(TASK TO COMPLETE):
Leaving out every picture, retype the lines below from the top through the one that contains "top_best = (0.0300, 0.1425)".

(GIVEN DATA):
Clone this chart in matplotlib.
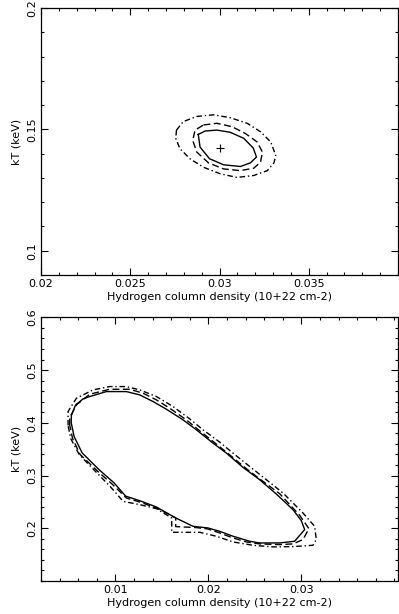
import matplotlib
matplotlib.use("Agg")
import matplotlib.pyplot as plt
from matplotlib.ticker import MultipleLocator, FixedLocator

# top panel: confidence contours around best fit
top_best = (0.0300, 0.1425)

top_solid_x = [0.02881, 0.02891, 0.02944, 0.03023, 0.03117, 0.03173, 0.03207, 0.03189, 0.03136, 0.03060, 0.02985, 0.02919, 0.02881]
top_solid_y = [0.1479, 0.1427, 0.1379, 0.1354, 0.1347, 0.1362, 0.1386, 0.1423, 0.1463, 0.1488, 0.1497, 0.1493, 0.1479]

top_dash_x = [0.02910, 0.02985, 0.03070, 0.03145, 0.03211, 0.03240, 0.03230, 0.03192, 0.03117, 0.03023, 0.02938, 0.02872, 0.02850, 0.02863, 0.02910]
top_dash_y = [0.1518, 0.1525, 0.1511, 0.1483, 0.1448, 0.1407, 0.1365, 0.1340, 0.1330, 0.1337, 0.1362, 0.1407, 0.1455, 0.1497, 0.1518]

top_dd_x = [0.02759, 0.02797, 0.02872, 0.02966, 0.03060, 0.03155, 0.03230, 0.03287, 0.03315, 0.03305, 0.03268, 0.03192, 0.03098, 0.03004, 0.02910, 0.02834, 0.02778, 0.02755, 0.02759]
top_dd_y = [0.1497, 0.1532, 0.1553, 0.1560, 0.1548, 0.1525, 0.1490, 0.1448, 0.1393, 0.1362, 0.1330, 0.1310, 0.1302, 0.1317, 0.1344, 0.1379, 0.1421, 0.1463, 0.1497]

# bottom panel
bot_solid_x = [0.00527, 0.00573, 0.00652, 0.00724, 0.00903, 0.01118, 0.01262, 0.01405, 0.01548, 0.01728, 0.01871, 0.02050, 0.02194,
               0.02373, 0.02552, 0.02731, 0.02910, 0.03000, 0.03036, 0.02928, 0.02767, 0.02552, 0.02444, 0.02265, 0.02122, 0.01996,
               0.01835, 0.01649, 0.01441, 0.01262, 0.01110, 0.00986, 0.00825, 0.00642, 0.00556, 0.00525, 0.00527]
bot_solid_y = [0.4151, 0.4340, 0.4453, 0.4498, 0.4592, 0.4592, 0.4529, 0.4403, 0.4258, 0.4056, 0.3867, 0.3615, 0.3425,
               0.3154, 0.2921, 0.2650, 0.2353, 0.2145, 0.1975, 0.1754, 0.1722, 0.1722, 0.1754, 0.1849, 0.1943, 0.2006,
               0.2038, 0.2196, 0.2404, 0.2523, 0.2610, 0.2860, 0.3110, 0.3430, 0.3740, 0.4000, 0.4151]

bot_dash_x = [0.00509, 0.00509, 0.00581, 0.00724, 0.00939, 0.01154, 0.01297, 0.01441, 0.01584, 0.01763, 0.01907, 0.02086, 0.02229,
              0.02409, 0.02588, 0.02767, 0.02982, 0.03082, 0.03018, 0.02910, 0.02767, 0.02552, 0.02409, 0.02265, 0.02122, 0.01996,
              0.01871, 0.01649, 0.01649, 0.01441, 0.01262, 0.01118, 0.00970, 0.00810, 0.00620, 0.00540, 0.00509]
bot_dash_y = [0.3950, 0.4088, 0.4340, 0.4542, 0.4636, 0.4636, 0.4561, 0.4435, 0.4277, 0.4056, 0.3848, 0.3596, 0.3394,
              0.3129, 0.2889, 0.2656, 0.2246, 0.1994, 0.1786, 0.1704, 0.1691, 0.1704, 0.1741, 0.1817, 0.1912, 0.1987,
              0.2013, 0.2032, 0.2196, 0.2385, 0.2498, 0.2574, 0.2830, 0.3080, 0.3400, 0.3700, 0.3950]

bot_dd_x = [0.00491, 0.00491, 0.00581, 0.00760, 0.00939, 0.01118, 0.01262, 0.01441, 0.01620, 0.01799, 0.01943, 0.02122, 0.02265,
            0.02444, 0.02624, 0.02803, 0.03018, 0.03143, 0.03161, 0.03125, 0.02910, 0.02695, 0.02480, 0.02265, 0.02086, 0.01907,
            0.01606, 0.01606, 0.01441, 0.01262, 0.01082, 0.01020, 0.00940, 0.00790, 0.00610, 0.00520, 0.00491]
bot_dd_y = [0.3950, 0.4214, 0.4466, 0.4624, 0.4687, 0.4687, 0.4624, 0.4498, 0.4308, 0.4075, 0.3867, 0.3634, 0.3425,
            0.3173, 0.2921, 0.2669, 0.2290, 0.2038, 0.1786, 0.1678, 0.1653, 0.1647, 0.1678, 0.1741, 0.1849, 0.1924,
            0.1924, 0.2196, 0.2372, 0.2448, 0.2511, 0.2640, 0.2800, 0.3070, 0.3400, 0.3700, 0.3950]

xlabel = "Hydrogen column density (10+22 cm-2)"
ylabel = "kT (keV)"

plt.rcParams['font.family'] = ['DejaVu Sans']
plt.rcParams['font.size'] = 8

fig = plt.figure(figsize=(3.99, 6.14), dpi=100)

dash_style = (0, (5, 2.5))
dd_style = (0, (4, 2, 1, 2))


def style_axes(ax, xmajor, ymajor, xminor, yminor):
    ax.xaxis.set_major_locator(FixedLocator(xmajor))
    ax.yaxis.set_major_locator(FixedLocator(ymajor))
    ax.xaxis.set_minor_locator(MultipleLocator(xminor))
    ax.yaxis.set_minor_locator(MultipleLocator(yminor))
    ax.xaxis.set_major_formatter(plt.FuncFormatter(lambda v, p: "%g" % round(v, 4)))
    ax.yaxis.set_major_formatter(plt.FuncFormatter(lambda v, p: "%g" % round(v, 4)))
    ax.tick_params(which="both", direction="in", top=True, right=True, width=0.8, colors="black")
    ax.tick_params(which="major", length=5, pad=3)
    ax.tick_params(which="minor", length=2.5)
    ax.tick_params(axis="y", labelrotation=90)
    for lab in ax.get_yticklabels():
        lab.set_va("center")
    for s in ax.spines.values():
        s.set_linewidth(0.9)
    ax.set_xlabel(xlabel, labelpad=2)
    ax.set_ylabel(ylabel, labelpad=4)


ax1 = fig.add_axes([0.1028, 0.5521, 0.8947, 0.4349])
ax1.plot(top_solid_x, top_solid_y, color="black", lw=1.0)
ax1.plot(top_dash_x, top_dash_y, color="black", lw=1.0, linestyle=dash_style)
ax1.plot(top_dd_x, top_dd_y, color="black", lw=1.0, linestyle=dd_style)
ax1.plot([top_best[0]], [top_best[1]], marker="+", color="black", ms=6, mew=0.8)
ax1.set_xlim(0.02, 0.04)
ax1.set_ylim(0.09, 0.2)
style_axes(ax1, [0.02, 0.025, 0.03, 0.035], [0.1, 0.15, 0.2], 0.001, 0.01)

ax2 = fig.add_axes([0.1028, 0.0537, 0.8947, 0.4295])
ax2.plot(bot_solid_x, bot_solid_y, color="black", lw=1.0)
ax2.plot(bot_dash_x, bot_dash_y, color="black", lw=1.0, linestyle=dash_style)
ax2.plot(bot_dd_x, bot_dd_y, color="black", lw=1.0, linestyle=dd_style)
ax2.set_xlim(0.002, 0.0404)
ax2.set_ylim(0.1, 0.6)
style_axes(ax2, [0.01, 0.02, 0.03], [0.2, 0.3, 0.4, 0.5, 0.6], 0.002, 0.02)

fig.savefig("out.png", dpi=100)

(REPLY):
Clone this chart in matplotlib.
import matplotlib
matplotlib.use("Agg")
import matplotlib.pyplot as plt
from matplotlib.ticker import MultipleLocator, FixedLocator

# top panel: confidence contours around best fit
top_best = (0.0300, 0.1425)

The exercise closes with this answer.